Tuesday 25 March 2008

The Invisible Man.


Mr Smith read the commentary from Iain Macwhirter in this week's Sunday Herald in which he highlights the "non appearance" of PM Gordon Brown on issues of major public concern, like the collapse of Northern Rock or the current global financial crisis.

"AT DOWNING Street upon the stair, I met a man who wasn't Blair. He wasn't Blair again today. Oh how I wish he'd go away." So read the mystery quatrain, allegedly penned by a disgruntled Cabinet minister, which circulated Westminster last week. The verse paraphrases the American poet Hughes Mearns's well-known Antigonish: "As I was going up the stair, I met a man who wasn't there ..." This isn't the first time that Brown has been hit by a rocket-propelled stanza, either. TS Eliot's Macavity: The Mystery Cat has been widely used by the prime minister's critics, and the poems relate to his tendency to absent himself when things go wrong ("Macavity's not there"). Obviously, this is just dodgy doggerel, but humour has a knack of revealing truth.

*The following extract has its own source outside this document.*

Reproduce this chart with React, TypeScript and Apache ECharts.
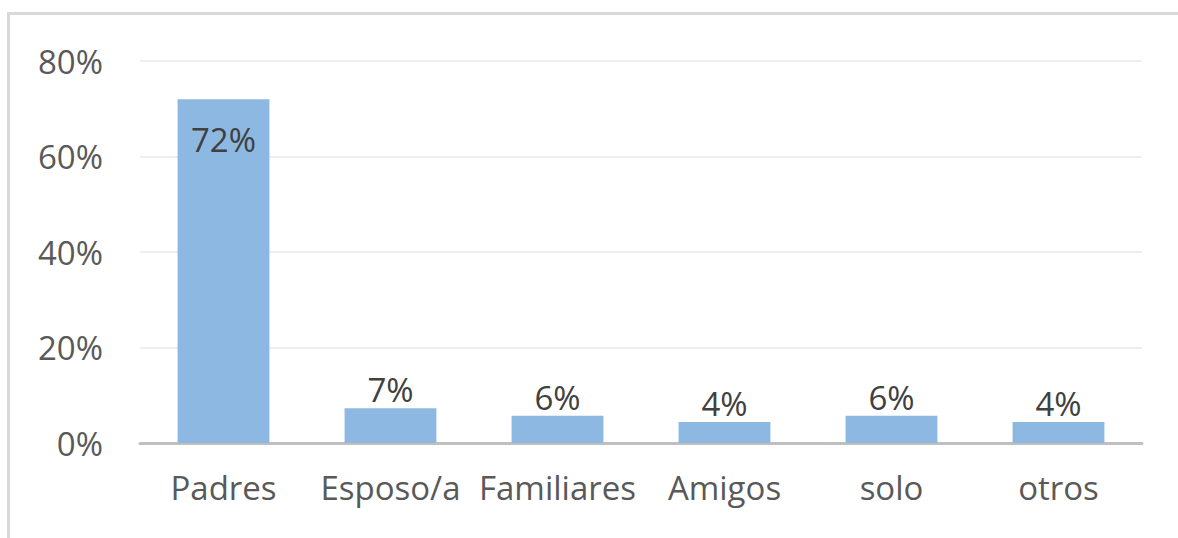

The image of Gordon Brown now becoming fixed in the public mind, and reflected in these poems, is that of a politician who cannot face up to adversity."

The "disappearances" of Mr Brown contrast very unfavourably with his frequent appearances on the softer issues that no-one really expects him to have the time to be involved in, for example today's Bevin Boys commemoration, or the recent burning down of part of a London hospital.

The people aren't that stupid, Prime Minister.